= DIRECTIVE =
Print, exactly and with both ends included, the lines below that run from the one containing "Give me the TikZ source for this diagram." to the one containing "(logintxt) at (113.5,130.5)". Pictures are omitted.

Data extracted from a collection
==================================================

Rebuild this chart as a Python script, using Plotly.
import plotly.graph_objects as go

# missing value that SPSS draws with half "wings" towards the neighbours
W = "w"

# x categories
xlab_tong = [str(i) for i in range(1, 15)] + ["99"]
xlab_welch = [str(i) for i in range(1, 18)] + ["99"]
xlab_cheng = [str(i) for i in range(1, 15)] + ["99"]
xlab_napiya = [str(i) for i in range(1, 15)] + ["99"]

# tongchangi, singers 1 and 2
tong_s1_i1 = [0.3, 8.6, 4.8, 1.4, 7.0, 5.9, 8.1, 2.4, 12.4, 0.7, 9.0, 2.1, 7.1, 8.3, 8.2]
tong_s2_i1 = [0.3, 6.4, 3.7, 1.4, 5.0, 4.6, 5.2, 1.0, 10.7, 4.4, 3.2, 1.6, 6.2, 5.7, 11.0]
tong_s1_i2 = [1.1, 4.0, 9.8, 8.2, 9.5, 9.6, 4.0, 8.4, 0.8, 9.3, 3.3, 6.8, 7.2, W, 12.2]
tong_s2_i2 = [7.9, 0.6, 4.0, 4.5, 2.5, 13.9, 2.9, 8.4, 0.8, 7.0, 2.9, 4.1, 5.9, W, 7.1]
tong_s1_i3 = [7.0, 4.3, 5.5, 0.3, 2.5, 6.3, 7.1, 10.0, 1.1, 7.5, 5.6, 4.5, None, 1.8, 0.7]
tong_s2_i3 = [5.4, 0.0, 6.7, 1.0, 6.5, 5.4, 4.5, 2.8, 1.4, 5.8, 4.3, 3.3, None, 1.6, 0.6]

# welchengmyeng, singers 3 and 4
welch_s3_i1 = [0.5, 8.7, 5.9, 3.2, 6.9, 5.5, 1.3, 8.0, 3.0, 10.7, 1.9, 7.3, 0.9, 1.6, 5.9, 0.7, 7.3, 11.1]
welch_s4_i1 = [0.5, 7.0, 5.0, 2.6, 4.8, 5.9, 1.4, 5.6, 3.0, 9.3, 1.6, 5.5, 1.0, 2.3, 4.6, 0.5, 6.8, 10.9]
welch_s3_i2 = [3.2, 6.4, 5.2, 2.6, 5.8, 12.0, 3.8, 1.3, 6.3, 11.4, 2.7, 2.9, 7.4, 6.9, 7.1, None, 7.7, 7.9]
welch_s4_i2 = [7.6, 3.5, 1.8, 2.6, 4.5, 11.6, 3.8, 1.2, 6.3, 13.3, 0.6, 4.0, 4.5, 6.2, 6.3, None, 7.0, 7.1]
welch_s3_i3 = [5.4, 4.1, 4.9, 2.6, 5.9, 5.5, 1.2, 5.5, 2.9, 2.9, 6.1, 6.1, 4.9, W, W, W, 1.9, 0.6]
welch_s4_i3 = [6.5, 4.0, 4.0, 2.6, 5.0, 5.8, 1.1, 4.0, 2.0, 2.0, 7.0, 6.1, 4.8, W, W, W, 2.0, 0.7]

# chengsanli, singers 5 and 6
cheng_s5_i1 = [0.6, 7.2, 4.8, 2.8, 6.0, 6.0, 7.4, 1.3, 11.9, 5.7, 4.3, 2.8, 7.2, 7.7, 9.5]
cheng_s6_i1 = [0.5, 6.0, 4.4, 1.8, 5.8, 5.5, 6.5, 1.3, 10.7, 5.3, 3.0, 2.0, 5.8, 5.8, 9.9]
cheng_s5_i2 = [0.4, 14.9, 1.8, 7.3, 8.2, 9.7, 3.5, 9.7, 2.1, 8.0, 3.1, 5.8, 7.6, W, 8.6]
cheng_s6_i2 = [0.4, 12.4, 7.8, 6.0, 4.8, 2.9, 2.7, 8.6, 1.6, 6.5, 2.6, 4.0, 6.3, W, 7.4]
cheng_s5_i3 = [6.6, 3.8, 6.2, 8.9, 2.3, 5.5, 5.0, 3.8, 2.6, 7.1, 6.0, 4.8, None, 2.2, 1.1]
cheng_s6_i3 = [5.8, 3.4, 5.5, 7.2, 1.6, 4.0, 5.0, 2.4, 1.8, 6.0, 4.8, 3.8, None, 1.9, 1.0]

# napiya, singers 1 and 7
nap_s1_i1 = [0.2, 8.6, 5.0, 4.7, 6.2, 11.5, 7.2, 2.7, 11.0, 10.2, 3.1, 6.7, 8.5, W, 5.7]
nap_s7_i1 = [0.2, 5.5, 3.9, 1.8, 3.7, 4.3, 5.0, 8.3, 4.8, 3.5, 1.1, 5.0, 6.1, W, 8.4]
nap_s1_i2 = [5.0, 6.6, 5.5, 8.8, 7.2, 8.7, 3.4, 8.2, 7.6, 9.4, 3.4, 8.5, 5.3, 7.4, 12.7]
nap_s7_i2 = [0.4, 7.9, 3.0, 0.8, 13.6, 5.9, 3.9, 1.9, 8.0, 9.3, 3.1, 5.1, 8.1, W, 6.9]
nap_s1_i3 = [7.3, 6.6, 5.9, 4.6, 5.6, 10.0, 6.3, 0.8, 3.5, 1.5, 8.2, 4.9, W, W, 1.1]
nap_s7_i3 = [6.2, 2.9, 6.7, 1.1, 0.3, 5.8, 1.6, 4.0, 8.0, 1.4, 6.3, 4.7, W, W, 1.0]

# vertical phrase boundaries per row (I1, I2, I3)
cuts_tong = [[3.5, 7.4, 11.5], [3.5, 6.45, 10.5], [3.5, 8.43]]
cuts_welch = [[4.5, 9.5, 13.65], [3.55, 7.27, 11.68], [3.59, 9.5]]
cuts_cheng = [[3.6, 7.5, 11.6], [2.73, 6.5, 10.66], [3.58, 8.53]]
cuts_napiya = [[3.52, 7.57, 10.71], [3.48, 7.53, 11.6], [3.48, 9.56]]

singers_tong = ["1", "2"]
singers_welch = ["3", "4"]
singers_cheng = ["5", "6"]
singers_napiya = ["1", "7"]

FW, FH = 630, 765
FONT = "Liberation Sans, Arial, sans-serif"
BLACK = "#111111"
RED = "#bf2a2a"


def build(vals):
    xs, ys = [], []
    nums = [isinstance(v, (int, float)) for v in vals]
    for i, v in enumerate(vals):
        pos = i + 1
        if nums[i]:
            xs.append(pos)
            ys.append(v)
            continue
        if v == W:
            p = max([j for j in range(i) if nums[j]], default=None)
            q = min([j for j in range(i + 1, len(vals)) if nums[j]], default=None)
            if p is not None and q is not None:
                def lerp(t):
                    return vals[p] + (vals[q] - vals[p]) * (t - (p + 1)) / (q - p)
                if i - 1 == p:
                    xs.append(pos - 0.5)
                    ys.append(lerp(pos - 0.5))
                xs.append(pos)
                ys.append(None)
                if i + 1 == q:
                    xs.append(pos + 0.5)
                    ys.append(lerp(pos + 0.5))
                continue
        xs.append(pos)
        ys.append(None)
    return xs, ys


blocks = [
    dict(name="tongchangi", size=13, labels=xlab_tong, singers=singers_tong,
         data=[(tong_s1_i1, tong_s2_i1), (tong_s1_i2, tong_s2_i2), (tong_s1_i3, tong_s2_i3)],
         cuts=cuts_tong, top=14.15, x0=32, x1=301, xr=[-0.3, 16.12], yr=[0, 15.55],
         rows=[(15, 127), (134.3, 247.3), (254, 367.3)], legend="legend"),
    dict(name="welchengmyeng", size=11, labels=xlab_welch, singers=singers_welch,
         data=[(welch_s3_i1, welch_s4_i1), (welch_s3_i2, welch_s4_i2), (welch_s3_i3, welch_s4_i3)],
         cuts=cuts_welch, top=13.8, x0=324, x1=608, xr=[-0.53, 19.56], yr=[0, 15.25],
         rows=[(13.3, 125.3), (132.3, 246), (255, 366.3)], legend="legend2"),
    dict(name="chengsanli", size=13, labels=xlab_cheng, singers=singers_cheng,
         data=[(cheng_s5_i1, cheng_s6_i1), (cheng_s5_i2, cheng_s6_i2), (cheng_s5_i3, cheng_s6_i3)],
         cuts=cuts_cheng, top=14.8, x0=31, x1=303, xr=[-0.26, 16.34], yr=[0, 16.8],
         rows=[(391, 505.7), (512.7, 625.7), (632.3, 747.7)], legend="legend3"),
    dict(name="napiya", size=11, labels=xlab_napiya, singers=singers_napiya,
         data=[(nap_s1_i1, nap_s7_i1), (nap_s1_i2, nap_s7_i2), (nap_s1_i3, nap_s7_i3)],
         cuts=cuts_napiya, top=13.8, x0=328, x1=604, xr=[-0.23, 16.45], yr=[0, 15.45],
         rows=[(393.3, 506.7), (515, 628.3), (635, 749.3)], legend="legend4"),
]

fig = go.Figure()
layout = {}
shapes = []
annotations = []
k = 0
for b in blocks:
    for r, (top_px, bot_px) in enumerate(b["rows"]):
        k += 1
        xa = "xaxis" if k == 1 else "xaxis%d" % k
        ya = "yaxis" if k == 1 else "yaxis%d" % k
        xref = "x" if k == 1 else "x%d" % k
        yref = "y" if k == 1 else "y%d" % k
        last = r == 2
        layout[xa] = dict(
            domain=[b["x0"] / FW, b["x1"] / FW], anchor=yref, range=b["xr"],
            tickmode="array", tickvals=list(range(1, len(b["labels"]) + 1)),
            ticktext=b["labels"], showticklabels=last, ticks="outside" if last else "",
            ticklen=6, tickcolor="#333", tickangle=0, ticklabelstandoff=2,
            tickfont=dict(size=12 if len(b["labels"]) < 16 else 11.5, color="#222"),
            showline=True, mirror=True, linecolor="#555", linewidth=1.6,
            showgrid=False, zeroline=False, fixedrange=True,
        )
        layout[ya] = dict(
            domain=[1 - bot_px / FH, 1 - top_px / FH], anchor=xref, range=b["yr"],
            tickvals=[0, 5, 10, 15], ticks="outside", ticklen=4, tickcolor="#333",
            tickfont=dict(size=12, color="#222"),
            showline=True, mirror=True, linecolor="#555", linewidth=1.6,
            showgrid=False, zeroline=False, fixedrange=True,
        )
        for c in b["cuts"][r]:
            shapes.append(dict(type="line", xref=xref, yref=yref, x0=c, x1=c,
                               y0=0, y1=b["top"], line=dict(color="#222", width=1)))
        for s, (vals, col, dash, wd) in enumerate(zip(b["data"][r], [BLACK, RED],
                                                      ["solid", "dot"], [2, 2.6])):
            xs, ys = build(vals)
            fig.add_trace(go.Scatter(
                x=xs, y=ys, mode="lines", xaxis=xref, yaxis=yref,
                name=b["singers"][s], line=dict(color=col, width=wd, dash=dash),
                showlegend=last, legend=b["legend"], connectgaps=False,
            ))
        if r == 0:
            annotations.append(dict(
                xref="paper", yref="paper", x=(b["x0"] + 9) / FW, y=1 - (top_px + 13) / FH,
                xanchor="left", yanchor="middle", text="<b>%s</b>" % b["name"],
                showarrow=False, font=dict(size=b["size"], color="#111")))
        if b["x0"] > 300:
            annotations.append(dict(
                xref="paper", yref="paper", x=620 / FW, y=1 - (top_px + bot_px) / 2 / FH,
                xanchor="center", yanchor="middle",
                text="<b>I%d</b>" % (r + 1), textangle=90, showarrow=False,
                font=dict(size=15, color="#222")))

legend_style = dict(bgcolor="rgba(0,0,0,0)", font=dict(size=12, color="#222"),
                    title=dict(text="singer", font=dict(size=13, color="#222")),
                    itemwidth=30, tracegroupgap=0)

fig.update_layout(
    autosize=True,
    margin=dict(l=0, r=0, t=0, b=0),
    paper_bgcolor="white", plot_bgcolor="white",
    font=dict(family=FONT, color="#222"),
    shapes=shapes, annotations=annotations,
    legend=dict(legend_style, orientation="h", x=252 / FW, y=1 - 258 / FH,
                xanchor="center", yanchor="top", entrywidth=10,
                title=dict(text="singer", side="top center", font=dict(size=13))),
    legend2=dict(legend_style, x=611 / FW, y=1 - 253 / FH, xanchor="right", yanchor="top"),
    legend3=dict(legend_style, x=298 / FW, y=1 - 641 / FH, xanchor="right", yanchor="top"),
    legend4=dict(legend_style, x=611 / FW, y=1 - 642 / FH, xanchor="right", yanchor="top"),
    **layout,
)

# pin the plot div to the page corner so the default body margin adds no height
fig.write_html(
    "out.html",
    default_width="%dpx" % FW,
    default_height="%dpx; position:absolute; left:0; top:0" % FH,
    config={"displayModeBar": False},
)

==================================================

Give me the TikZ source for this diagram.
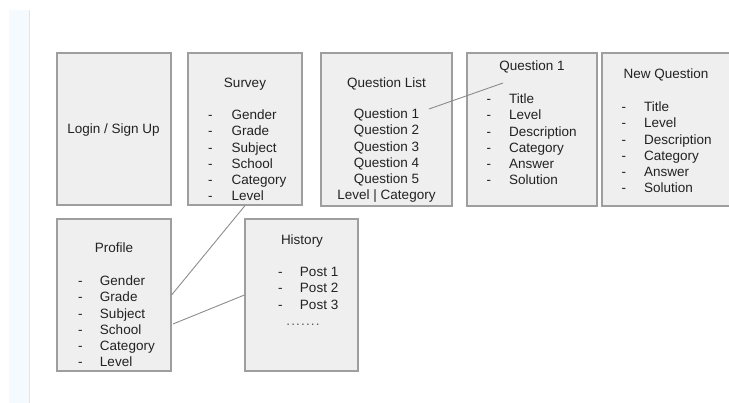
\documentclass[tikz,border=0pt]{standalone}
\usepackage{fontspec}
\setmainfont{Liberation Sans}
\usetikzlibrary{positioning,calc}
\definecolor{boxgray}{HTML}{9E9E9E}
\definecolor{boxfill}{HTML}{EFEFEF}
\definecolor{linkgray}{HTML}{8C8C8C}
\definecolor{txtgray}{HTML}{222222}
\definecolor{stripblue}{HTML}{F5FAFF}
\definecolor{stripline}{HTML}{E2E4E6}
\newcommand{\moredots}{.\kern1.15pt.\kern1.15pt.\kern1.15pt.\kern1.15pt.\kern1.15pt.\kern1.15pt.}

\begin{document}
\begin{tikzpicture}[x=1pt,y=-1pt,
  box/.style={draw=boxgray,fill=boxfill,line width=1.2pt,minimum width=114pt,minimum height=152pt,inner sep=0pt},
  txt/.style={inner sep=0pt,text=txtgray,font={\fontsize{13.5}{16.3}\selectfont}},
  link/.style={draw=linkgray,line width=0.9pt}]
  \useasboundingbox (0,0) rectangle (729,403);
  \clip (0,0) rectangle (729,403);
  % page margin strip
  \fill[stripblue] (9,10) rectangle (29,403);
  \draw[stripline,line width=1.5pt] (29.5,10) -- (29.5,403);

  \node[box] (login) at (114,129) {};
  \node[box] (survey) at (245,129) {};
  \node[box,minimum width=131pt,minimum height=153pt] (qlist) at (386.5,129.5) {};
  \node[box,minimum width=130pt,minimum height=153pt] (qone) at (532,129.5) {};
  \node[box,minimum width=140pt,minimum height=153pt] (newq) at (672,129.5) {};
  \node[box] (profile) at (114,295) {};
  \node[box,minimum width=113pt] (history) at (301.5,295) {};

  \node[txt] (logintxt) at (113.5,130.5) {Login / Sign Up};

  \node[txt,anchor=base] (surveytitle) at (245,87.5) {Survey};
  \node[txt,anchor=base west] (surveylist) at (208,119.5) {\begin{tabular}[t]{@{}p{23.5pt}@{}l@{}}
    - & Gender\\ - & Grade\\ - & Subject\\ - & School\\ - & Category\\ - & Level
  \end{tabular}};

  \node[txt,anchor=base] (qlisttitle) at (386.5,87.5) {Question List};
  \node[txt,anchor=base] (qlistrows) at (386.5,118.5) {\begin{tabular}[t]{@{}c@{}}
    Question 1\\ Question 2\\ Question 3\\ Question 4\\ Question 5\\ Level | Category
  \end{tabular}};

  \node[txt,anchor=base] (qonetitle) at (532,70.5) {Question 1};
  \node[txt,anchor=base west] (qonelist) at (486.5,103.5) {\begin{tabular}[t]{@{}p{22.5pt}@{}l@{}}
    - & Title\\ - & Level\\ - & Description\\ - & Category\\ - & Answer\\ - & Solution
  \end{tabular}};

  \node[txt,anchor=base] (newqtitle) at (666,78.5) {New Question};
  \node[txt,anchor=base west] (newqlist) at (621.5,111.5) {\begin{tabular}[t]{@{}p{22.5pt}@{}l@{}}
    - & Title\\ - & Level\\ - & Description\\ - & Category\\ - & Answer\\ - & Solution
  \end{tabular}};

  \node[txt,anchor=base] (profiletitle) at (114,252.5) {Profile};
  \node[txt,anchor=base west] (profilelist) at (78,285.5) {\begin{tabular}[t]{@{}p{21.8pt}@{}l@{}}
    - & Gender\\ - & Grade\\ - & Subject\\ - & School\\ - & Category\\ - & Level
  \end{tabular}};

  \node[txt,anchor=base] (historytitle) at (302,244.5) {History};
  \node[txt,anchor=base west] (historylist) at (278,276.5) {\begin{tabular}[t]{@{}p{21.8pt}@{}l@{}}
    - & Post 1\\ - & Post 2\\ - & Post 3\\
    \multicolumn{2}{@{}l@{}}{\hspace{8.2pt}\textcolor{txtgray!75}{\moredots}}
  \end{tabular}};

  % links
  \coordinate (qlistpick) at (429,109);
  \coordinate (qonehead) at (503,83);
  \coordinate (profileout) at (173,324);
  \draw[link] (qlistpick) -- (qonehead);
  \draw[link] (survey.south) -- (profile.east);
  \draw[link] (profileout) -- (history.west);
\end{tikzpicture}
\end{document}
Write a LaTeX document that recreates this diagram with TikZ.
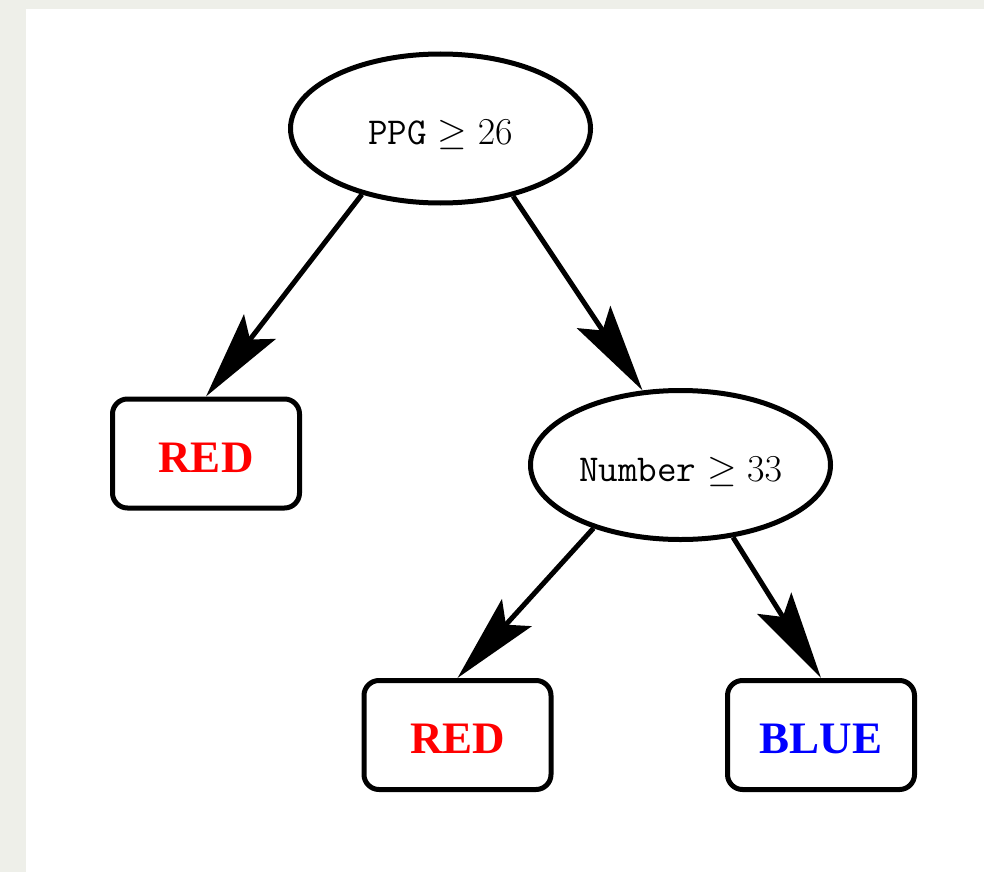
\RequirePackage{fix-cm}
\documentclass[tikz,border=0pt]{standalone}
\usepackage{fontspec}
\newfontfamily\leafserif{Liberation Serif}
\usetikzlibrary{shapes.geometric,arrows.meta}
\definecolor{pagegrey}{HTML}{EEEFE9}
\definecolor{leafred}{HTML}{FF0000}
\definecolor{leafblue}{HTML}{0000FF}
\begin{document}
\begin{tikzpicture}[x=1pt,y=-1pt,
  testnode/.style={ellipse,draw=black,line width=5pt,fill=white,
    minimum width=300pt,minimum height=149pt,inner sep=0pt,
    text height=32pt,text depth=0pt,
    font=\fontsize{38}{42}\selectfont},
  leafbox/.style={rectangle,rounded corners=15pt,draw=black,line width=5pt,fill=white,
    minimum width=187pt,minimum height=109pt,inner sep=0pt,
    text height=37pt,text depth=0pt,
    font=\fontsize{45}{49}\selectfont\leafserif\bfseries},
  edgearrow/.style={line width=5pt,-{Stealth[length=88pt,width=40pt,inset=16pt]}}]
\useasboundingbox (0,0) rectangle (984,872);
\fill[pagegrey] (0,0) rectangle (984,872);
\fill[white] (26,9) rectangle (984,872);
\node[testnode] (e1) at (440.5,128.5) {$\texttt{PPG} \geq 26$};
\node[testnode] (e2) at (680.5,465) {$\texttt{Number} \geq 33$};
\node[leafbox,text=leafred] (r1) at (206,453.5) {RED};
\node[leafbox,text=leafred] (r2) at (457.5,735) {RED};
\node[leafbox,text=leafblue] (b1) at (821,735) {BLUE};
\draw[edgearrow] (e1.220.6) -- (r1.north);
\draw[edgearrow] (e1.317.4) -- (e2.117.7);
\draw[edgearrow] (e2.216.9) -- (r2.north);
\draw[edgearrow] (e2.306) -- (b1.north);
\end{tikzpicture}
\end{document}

==================================================

= RESPONSE BELOW =
Give me the TikZ source for this diagram.
\documentclass[tikz,border=0pt]{standalone}
\usepackage{fontspec}
\setmainfont{Liberation Sans}
\usetikzlibrary{positioning,calc}
\definecolor{boxgray}{HTML}{9E9E9E}
\definecolor{boxfill}{HTML}{EFEFEF}
\definecolor{linkgray}{HTML}{8C8C8C}
\definecolor{txtgray}{HTML}{222222}
\definecolor{stripblue}{HTML}{F5FAFF}
\definecolor{stripline}{HTML}{E2E4E6}
\newcommand{\moredots}{.\kern1.15pt.\kern1.15pt.\kern1.15pt.\kern1.15pt.\kern1.15pt.\kern1.15pt.}

\begin{document}
\begin{tikzpicture}[x=1pt,y=-1pt,
  box/.style={draw=boxgray,fill=boxfill,line width=1.2pt,minimum width=114pt,minimum height=152pt,inner sep=0pt},
  txt/.style={inner sep=0pt,text=txtgray,font={\fontsize{13.5}{16.3}\selectfont}},
  link/.style={draw=linkgray,line width=0.9pt}]
  \useasboundingbox (0,0) rectangle (729,403);
  \clip (0,0) rectangle (729,403);
  % page margin strip
  \fill[stripblue] (9,10) rectangle (29,403);
  \draw[stripline,line width=1.5pt] (29.5,10) -- (29.5,403);

  \node[box] (login) at (114,129) {};
  \node[box] (survey) at (245,129) {};
  \node[box,minimum width=131pt,minimum height=153pt] (qlist) at (386.5,129.5) {};
  \node[box,minimum width=130pt,minimum height=153pt] (qone) at (532,129.5) {};
  \node[box,minimum width=140pt,minimum height=153pt] (newq) at (672,129.5) {};
  \node[box] (profile) at (114,295) {};
  \node[box,minimum width=113pt] (history) at (301.5,295) {};

  \node[txt] (logintxt) at (113.5,130.5) {Login / Sign Up};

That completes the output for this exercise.